Y así recuperabas paulatinamente la conciencia, tus raíces y matrices, tus ritmos y apetencias. No fue un camino lineal.


Dejaste de bailar danzas ajenas y fuiste desenredando pensamientos impropios, para sobrevivir al caos de años. Toda una labor de orfebrería identitaria.


Observaste amaneceres y crepúsculos, y el devenir de las estaciones en profunda danza meditativa.


En ese itinerario iba apareciendo más de un personaje que nuevamente se cruzó procurando tomar tu luz o drenar tus energías. Aunque cada vez con mayor agudeza pudiste ver sus cabales actitudes e intenciones.


El hondo silencio moquehuino, la calma que antecede a las aguas mansas devenidas copos, la delicada armonía de sus paisajes, la inmersión en el bosque, espejos azules de aguas que cautivan, el placer de la conexión con la naturaleza en todo su esplendor, y nuevas amistades con gente también migrada, fueron calmando viejas y nuevas realidades, fuentes de dolor.


Reconectaste paso a paso, con la sapiencia de los ciclos naturales, con el autocuidado; y el desafío, casi siempre súbito, de correrte a tiempo de lazos poco nutricios.


En atención también a esas amistades de siempre, las que nacieron en la infancia, en la adolescencia y en preciosos momentos de la vida laboral.


Hace tiempo vives en introspección, alojada en este lugar, en cicatrización de esas heridas que tanto enseñan.

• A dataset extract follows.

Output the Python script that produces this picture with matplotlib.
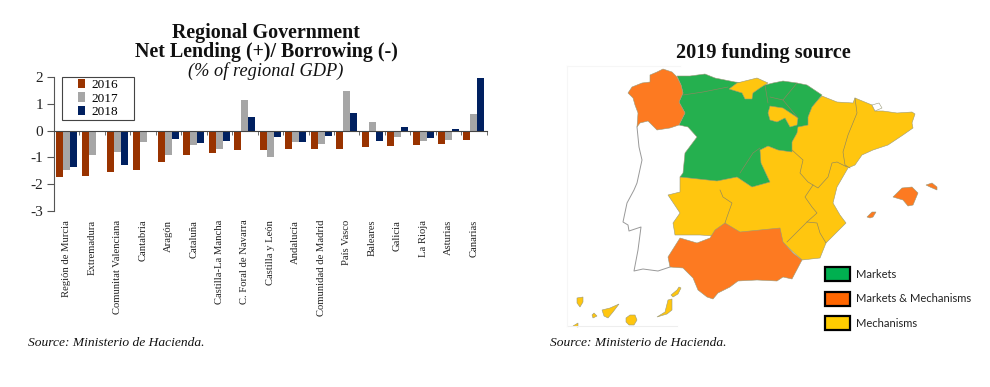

Fuiste educadora de nuevas infancias, en su instancia de asombro y apertura como recién llegadas a este mundo. Condujiste en rutas heladas, con nieve, viento blanco y en altura.


Adoptaste un nuevo himno, que resuena desde la voz de mujeres sabias de hoy y siempre presagiando climas, cura, solsticios y equinoccios, y el andar de la vida, en los mantos níveos de la Pehuenia Madre.

En tanto orgánicamente rionegrina, te sientes neuquina por adopción.


Hoy cuidas nuevos jardines.

Haces de tu hogar un templo.

Arraigada, luego de tantas itinerancias, en este horizonte neuquino pleno que te aloja.


En jubileo, construyes nuevos proyectos como propósitos de vida.

Habitas tu Vida con la fortaleza de cada trazo, en la simpleza de lo cotidiano, sin forzar situaciones, en sabiduría de lo trascendental.


Has limpiado las gafas. Ves desde otras perspectivas.


Crees en tus corazonadas.


Hallas paz y eje.


Sabes ser una mujer madura que vive en sol-edad, su edad del Sol. Para ello estás en escucha atenta de tantas otras y sus senderos vitales.

Aprecias con empatía, en sororidad plena, las huellas de las que saben.


Sostienes tu visión y tus convicciones en lugares con miradas disímiles.

Aprendiste que para sanar el linaje masculino y femenino también tienes que monitorear en ti las formas de ser mujer y lo que construyes o de-construyes.


En esta etapa eres una jinete sin montura.